Posted by: Kid In The Front Row | April 26, 2012 at 06:46 AM
I do not watch much television but when I do, it is because I am a slave to the few programs I DO watch so don't get food out of the fridge or knock on my door or text me or ask me to let you go outside and pee on your favorite tree or disturb me in even the most seemingly minute way. Not happening. You don't exist in my world.
Posted by: MaryAn Batchellor | April 27, 2012 at 03:16 PM
E: It was indeed a hot night in the old UCLA town. And somewhere... in my vast... um, archives is less accurate than like, STUFF... there's a transcription, but it may be some time before it ever gets unearthed.
Kid: Oh that Aaron. Grrr cubed.
MaryAn: I'll try to remember to bear that in mind, the next time I'm contemplating borrowing a cup of sugar.

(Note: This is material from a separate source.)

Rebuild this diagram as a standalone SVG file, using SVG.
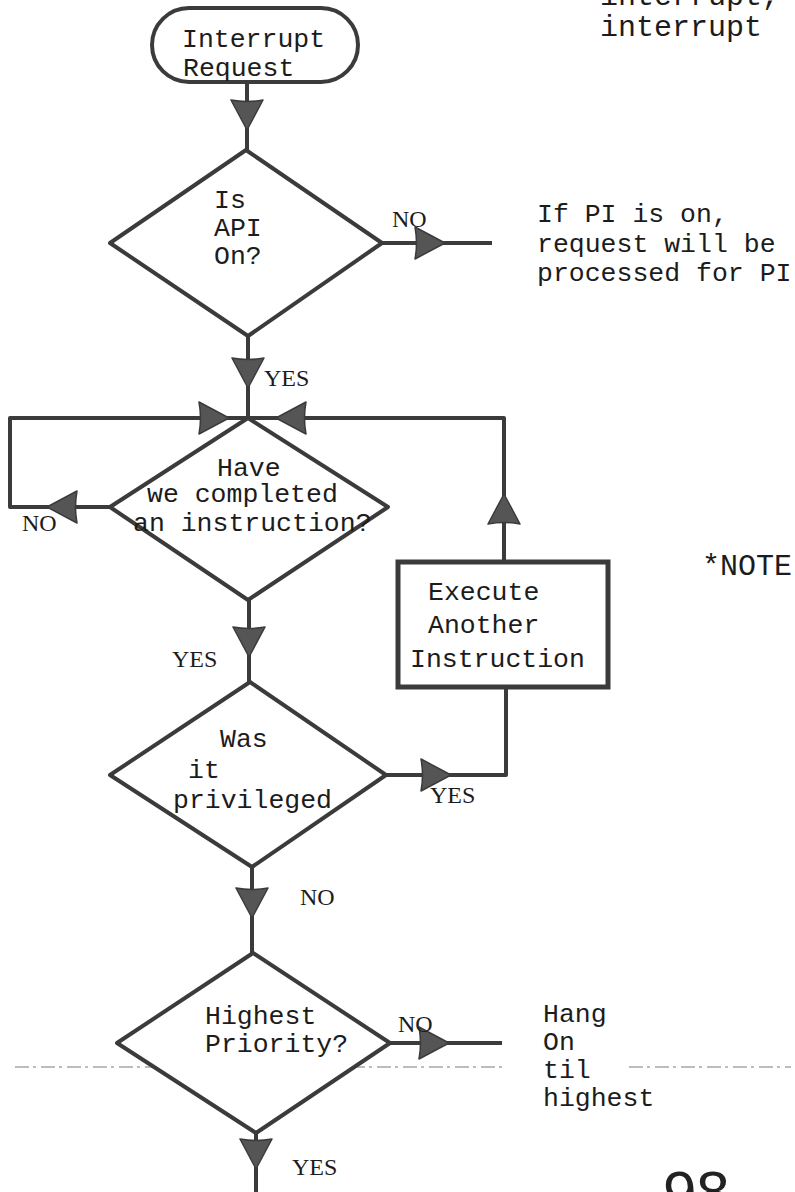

Posted by: mernitman | May 01, 2012 at 10:01 PM
What a great post! So true. The character depth on the shows you mentioned is enviable. Pete Cambell is weasel-y, mean and at times pathetic but oh-so watchable. And Game of Thrones - How can a story that keeps killing the heroes be popular? Depth of character. Most of the time you hate them but it's that one moment they become sympathetic or at least understood that is so compelling.
Posted by: Kary Rader | May 07, 2012 at 12:12 PM
Kary: "Thrones" really does push that boundary, doesn't it? But it's a reflection of reality. Having read four out of the five Martin books thus far, I can confirm that, as Arya put it, "Anyone can be killed." And just as importantly, re: your closing comment, I'd add "Anyone can be understood."
Posted by: mernitman | May 08, 2012 at 11:53 AM
I'm looking forward to "Safety Not Guaranteed"!